Directions for this task → Extract, exactly, the lines from the line containing "Emit a Python" to the line containing "1579, 1588, 1614, 1622, 1637, 1648, 1688, 1720]", with both lines included and any pictures left out.

========================================

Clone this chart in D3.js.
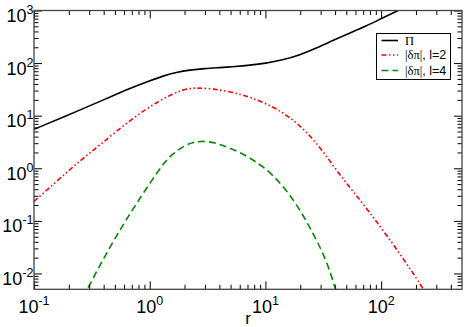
<!DOCTYPE html>
<html><head><meta charset="utf-8">
<script src="https://cdn.jsdelivr.net/npm/d3@7"></script>
<style>
html,body{margin:0;padding:0;background:#fff;}
svg{display:block;font-family:"Liberation Sans",Arial,sans-serif;}
</style></head>
<body>
<svg id="c" width="464" height="327"></svg>
<script>
// ---- data ----
const piR   = [0.1, 0.25, 0.42, 0.675, 1.0, 1.31, 1.7, 2.22, 3.0, 4, 5.5, 7.3, 10, 14, 19.8, 28, 38.4, 55, 74.7, 100, 140, 200];
const piV   = [5.5, 12.8, 21, 33.2, 46, 57, 67, 74, 79, 82, 86, 91, 99, 114, 142, 195, 270, 380, 510, 700, 1000, 1450];
const l2R   = [0.1, 0.168, 0.249, 0.372, 0.675, 1.22, 1.95, 2.54, 3.5, 4.93, 7.33, 11.7, 16, 22.6, 31.6, 43.9, 60, 85.1, 145, 230, 282];
const l2V   = [0.234, 0.646, 1.39, 2.77, 8.28, 19.9, 32.2, 34, 32.5, 28.6, 22.9, 14.8, 9.6, 5.0, 2.1, 0.746, 0.32, 0.12, 0.0242, 0.00524, 0.0025];
const l4R   = [0.24, 0.285, 0.453, 0.675, 1.07, 1.35, 1.6, 2.0, 2.38, 2.9, 3.6, 4.93, 7.33, 11.7, 18.6, 25.8, 33.7, 39.7, 44.7];
const l4V   = [0.0023, 0.00479, 0.0324, 0.139, 0.646, 1.33, 1.93, 2.7, 3.15, 3.3, 3.1, 2.45, 1.62, 0.78, 0.216, 0.058, 0.018, 0.0056, 0.00245];
const xMajor = [0.1, 1, 10, 100];
const yMajor = [0.01, 0.1, 1, 10, 100, 1000];
const xExp = ["-1", "0", "1", "2"];
const yExp = ["-2", "-1", "0", "1", "2", "3"];
const legendSym = ["\u03A0", "|\u03B4\u03C0|", "|\u03B4\u03C0|"];
const legendRest = ["", ", l=2", ", l=4"];

const svg = d3.select("#c");
const L = 34, R = 462, T = 10.5, B = 289.3;
const x = d3.scaleLog().domain([0.1, 500]).range([L, R]);
const y = d3.scaleLog().domain([0.005, 1000]).range([B, T]);

function minors(lo, hi){
  const out=[];
  for(let p=Math.floor(Math.log10(lo)); p<=Math.ceil(Math.log10(hi)); p++)
    for(let m=2;m<=9;m++){const v=m*Math.pow(10,p); if(v>lo && v<hi) out.push(v);}
  return out;
}
const xMinor = minors(0.1, 500), yMinor = minors(0.005, 1000);

svg.append("clipPath").attr("id","clip").append("rect")
  .attr("x",L).attr("y",T).attr("width",R-L).attr("height",B-T);

const line = d3.line().x(d=>x(d[0])).y(d=>y(d[1])).curve(d3.curveBasis);
const series = [
  {r:piR, v:piV, color:"#000", dash:null},
  {r:l2R, v:l2V, color:"#ff0000", dash:"5,2.5,1.5,2.5,1.5,2.5"},
  {r:l4R, v:l4V, color:"#008c00", dash:"7,4"}
];
const g = svg.append("g").attr("clip-path","url(#clip)");
series.forEach(s=>{
  g.append("path").datum(s.r.map((r,i)=>[r,s.v[i]]))
    .attr("d",line).attr("fill","none").attr("stroke",s.color)
    .attr("stroke-width",1.6).attr("stroke-dasharray",s.dash);
});

function styleAxis(sel){
  sel.select(".domain").remove();
  sel.selectAll("line").attr("stroke","#000").attr("stroke-width",1);
  sel.selectAll("text").remove();
}
const mk = [
  [d3.axisBottom(x), `translate(0,${B})`, xMajor, xMinor],
  [d3.axisTop(x), `translate(0,${T})`, xMajor, xMinor],
  [d3.axisLeft(y), `translate(${L},0)`, yMajor, yMinor],
  [d3.axisRight(y), `translate(${R},0)`, yMajor, yMinor]
];
mk.forEach(([ax,tr,maj,min])=>{
  svg.append("g").attr("transform",tr).call(ax.tickValues(maj).tickSize(-8).tickFormat("")).call(styleAxis);
  svg.append("g").attr("transform",tr).call(ax.tickValues(min).tickSize(-4.5).tickFormat("")).call(styleAxis);
});

svg.append("rect").attr("x",L).attr("y",T).attr("width",R-L).attr("height",B-T)
  .attr("fill","none").attr("stroke","#444").attr("stroke-width",1.3);

xMajor.forEach((v,i)=>{
  const t = svg.append("text").attr("x",x(v)).attr("y",312.5).attr("text-anchor","middle")
    .attr("font-size",18).attr("fill","#000");
  t.append("tspan").text("10");
  t.append("tspan").attr("font-size",12.5).attr("dy",-8).text(xExp[i]);
});
yMajor.forEach((v,i)=>{
  const t = svg.append("text").attr("x",33.5).attr("y",y(v)+11.5).attr("text-anchor","end")
    .attr("font-size",18).attr("fill","#000");
  t.append("tspan").text("10");
  t.append("tspan").attr("font-size",12.5).attr("dy",-8).text(yExp[i]);
});
svg.append("text").attr("x",248).attr("y",324).attr("text-anchor","middle")
  .attr("font-size",17).text("r");

const lg = svg.append("g");
lg.append("rect").attr("x",376.5).attr("y",33.5).attr("width",74).attr("height",46)
  .attr("fill","#fff").attr("stroke","#000").attr("stroke-width",1);
const rowsY = [40.5, 55, 70.5];
series.forEach((s,i)=>{
  lg.append("line").attr("x1",381.5).attr("x2",398).attr("y1",rowsY[i]).attr("y2",rowsY[i])
    .attr("stroke",s.color).attr("stroke-width",1.6).attr("stroke-dasharray",s.dash);
  const t = lg.append("text").attr("x",405).attr("y",rowsY[i]+4.3).attr("font-size",12.5);
  t.append("tspan").attr("font-family","'Liberation Serif','Times New Roman',serif").text(legendSym[i]);
  t.append("tspan").text(legendRest[i]);
});
</script>
</body></html>
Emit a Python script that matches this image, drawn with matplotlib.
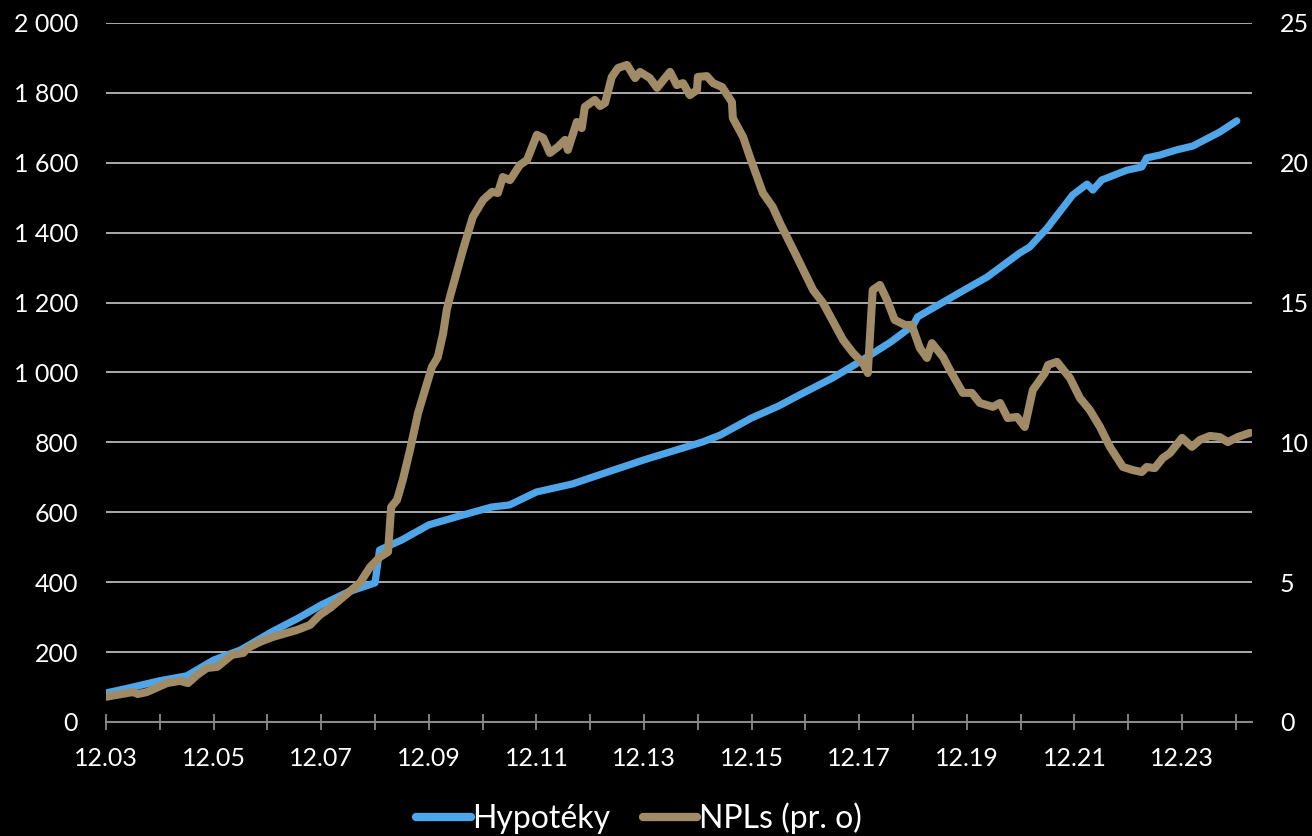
import matplotlib
matplotlib.use("Agg")
import matplotlib.pyplot as plt
from matplotlib.ticker import FuncFormatter, MultipleLocator

# ---- data (x = months since Dec 2003) ----
hyp_month = [0, 5, 12, 18, 24, 30, 37, 43, 48, 54, 60, 61, 66, 72, 79, 86, 90, 96,
             104, 110, 120, 133, 137, 144, 150, 155, 162, 168, 175, 180, 181, 187.5,
             191, 196.5, 203.8, 206, 209.9, 215.6, 218.8, 220.1, 222.1, 227.7, 231,
             232.1, 235, 238.8, 242.4, 248.4, 252.2]
hyp_value = [83, 97, 118, 132, 177, 206, 258, 298, 335, 372, 398, 492, 521, 564, 590,
             615, 621, 658, 681, 707, 750, 801, 821, 870, 904, 938, 984, 1030, 1087,
             1135, 1159, 1207, 1233, 1273, 1342, 1359, 1413, 1508, 1539, 1522, 1551,
             1579, 1588, 1614, 1622, 1637, 1648, 1688, 1720]

npl_month = [0, 6, 7.1, 9.1, 13.6, 16.5, 18.3, 20.3, 22.5, 24.8, 28.1, 30.6, 31.7, 34.3,
             37.2, 42.6, 45.5, 47.7, 50, 56.6, 58.9, 61.1, 62.9, 63.6, 64.9, 66.2, 67.8,
             69.6, 72.7, 74, 75.2, 76, 76.7, 79.6, 81.8, 84.1, 86.1, 87.4, 88.5, 90.1,
             92.3, 93.9, 96.1, 97.5, 99, 100.8, 102.4, 103, 105, 106.1, 106.8, 109,
             110.2, 111.3, 112.8, 114.2, 116.2, 118, 119.1, 121.3, 122.9, 125.8, 127.3,
             128.7, 130.2, 131.8, 132, 134, 135.4, 137.4, 139.6, 139.8, 142.1, 143.6,
             146.5, 148.7, 150.3, 154.1, 157.7, 159.9, 164.4, 166.6, 168.8, 169.9, 171,
             172.6, 174.2, 175.9, 178.2, 179.7, 181.5, 183.1, 184.2, 186.7, 188.2,
             191.1, 193.1, 194.9, 197.8, 199.4, 201.1, 203.2, 204.9, 206.7, 209.4,
             210.1, 212.1, 215, 217.2, 219.4, 221.7, 223.9, 226.8, 229, 231, 232.1,
             233.9, 235.7, 237.3, 240, 242.2, 244, 246.2, 248.4, 250.2, 252.4, 255.1]
npl_value = [0.9, 1.07, 1.0, 1.07, 1.39, 1.47, 1.39, 1.68, 1.93, 1.97, 2.40, 2.47, 2.65,
             2.86, 3.04, 3.29, 3.47, 3.83, 4.08, 4.97, 5.54, 5.90, 6.08, 7.69, 7.94,
             8.66, 9.73, 11.05, 12.70, 13.05, 13.91, 14.74, 15.2, 16.88, 18.06, 18.67,
             18.96, 18.92, 19.49, 19.38, 19.92, 20.1, 21.0, 20.89, 20.35, 20.57, 20.82,
             20.46, 21.46, 21.24, 22.0, 22.25, 22.03, 22.14, 23.07, 23.39, 23.5, 23.03,
             23.25, 23.03, 22.68, 23.25, 22.78, 22.85, 22.42, 22.6, 23.07, 23.1, 22.85,
             22.71, 22.17, 21.6, 20.92, 20.21, 18.92, 18.42, 17.85, 16.63, 15.45, 14.99,
             13.66, 13.2, 12.84, 12.48, 15.45, 15.63, 15.09, 14.38, 14.2, 14.2, 13.38,
             13.02, 13.55, 13.05, 12.59, 11.77, 11.77, 11.41, 11.27, 11.41, 10.87,
             10.91, 10.55, 11.87, 12.48, 12.77, 12.88, 12.3, 11.59, 11.16, 10.55, 9.84,
             9.12, 9.01, 8.94, 9.12, 9.08, 9.44, 9.62, 10.16, 9.84, 10.09, 10.23, 10.19,
             10.01, 10.19, 10.34]

x_tick_labels = ["12.03", "12.05", "12.07", "12.09", "12.11", "12.13",
                 "12.15", "12.17", "12.19", "12.21", "12.23"]
left_ticks = [0, 200, 400, 600, 800, 1000, 1200, 1400, 1600, 1800, 2000]
right_ticks = [0, 5, 10, 15, 20, 25]

series_names = ["Hypotéky", "NPLs (pr. o)"]

# ---- style ----
BLUE = "#4ea6e8"
BROWN = "#a08b66"
GRID = "#b8b8b8"
AXIS = "#8a8a8a"
FONT = ["Lato", "DejaVu Sans"]
plt.rcParams["font.family"] = FONT

fig = plt.figure(figsize=(13.12, 8.36), dpi=100, facecolor="black")
ax = fig.add_axes([0.0808, 0.1364, 0.8735, 0.8361], facecolor="black")
ax2 = ax.twinx()

l1, = ax.plot(hyp_month, hyp_value, color=BLUE, lw=5.2, solid_capstyle="round",
              solid_joinstyle="round", label=series_names[0], zorder=3)
l2, = ax2.plot(npl_month, npl_value, color=BROWN, lw=5.8, solid_capstyle="round",
               solid_joinstyle="round", label=series_names[1], zorder=3)

ax.set_xlim(0, 255.6)
ax.set_ylim(0, 2000)
ax2.set_ylim(0, 25)

ax.set_yticks(left_ticks)
ax.yaxis.set_major_formatter(FuncFormatter(lambda v, p: f"{int(v):,}".replace(",", " ")))
ax2.set_yticks(right_ticks)

ax.set_xticks([24 * i for i in range(len(x_tick_labels))])
ax.set_xticklabels(x_tick_labels)
ax.xaxis.set_minor_locator(MultipleLocator(12))

for s in ["top", "right", "left"]:
    ax.spines[s].set_visible(False)
for s in ax2.spines.values():
    s.set_visible(False)
ax.spines["bottom"].set_color(AXIS)
ax.spines["bottom"].set_linewidth(1.5)

ax.grid(axis="y", color=GRID, lw=1.3)
ax.set_axisbelow(True)
for gl in ax.yaxis.get_gridlines()[:1]:
    gl.set_visible(False)

ax.tick_params(axis="x", which="both", direction="inout", length=12, width=1.3,
               color=AXIS, labelcolor="white", labelsize=18, pad=12)
ax.tick_params(axis="y", length=0, labelcolor="white", labelsize=18, pad=20)
ax2.tick_params(axis="y", length=0, labelcolor="white", labelsize=18, pad=20)

leg = fig.legend(handles=[l1, l2], loc="center", bbox_to_anchor=(0.487, 0.0215),
                 ncol=2, frameon=False, fontsize=23, handlelength=1.72,
                 handletextpad=0.05, columnspacing=1.0, labelcolor="white",
                 borderpad=0.0)
for h in leg.get_lines():
    h.set_linewidth(6)

fig.savefig("out.png", dpi=100, facecolor="black")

========================================

Task output →
Emit a Python script that matches this image, drawn with matplotlib.
import matplotlib
matplotlib.use("Agg")
import matplotlib.pyplot as plt
from matplotlib.ticker import FuncFormatter, MultipleLocator

# ---- data (x = months since Dec 2003) ----
hyp_month = [0, 5, 12, 18, 24, 30, 37, 43, 48, 54, 60, 61, 66, 72, 79, 86, 90, 96,
             104, 110, 120, 133, 137, 144, 150, 155, 162, 168, 175, 180, 181, 187.5,
             191, 196.5, 203.8, 206, 209.9, 215.6, 218.8, 220.1, 222.1, 227.7, 231,
             232.1, 235, 238.8, 242.4, 248.4, 252.2]
hyp_value = [83, 97, 118, 132, 177, 206, 258, 298, 335, 372, 398, 492, 521, 564, 590,
             615, 621, 658, 681, 707, 750, 801, 821, 870, 904, 938, 984, 1030, 1087,
             1135, 1159, 1207, 1233, 1273, 1342, 1359, 1413, 1508, 1539, 1522, 1551,
             1579, 1588, 1614, 1622, 1637, 1648, 1688, 1720]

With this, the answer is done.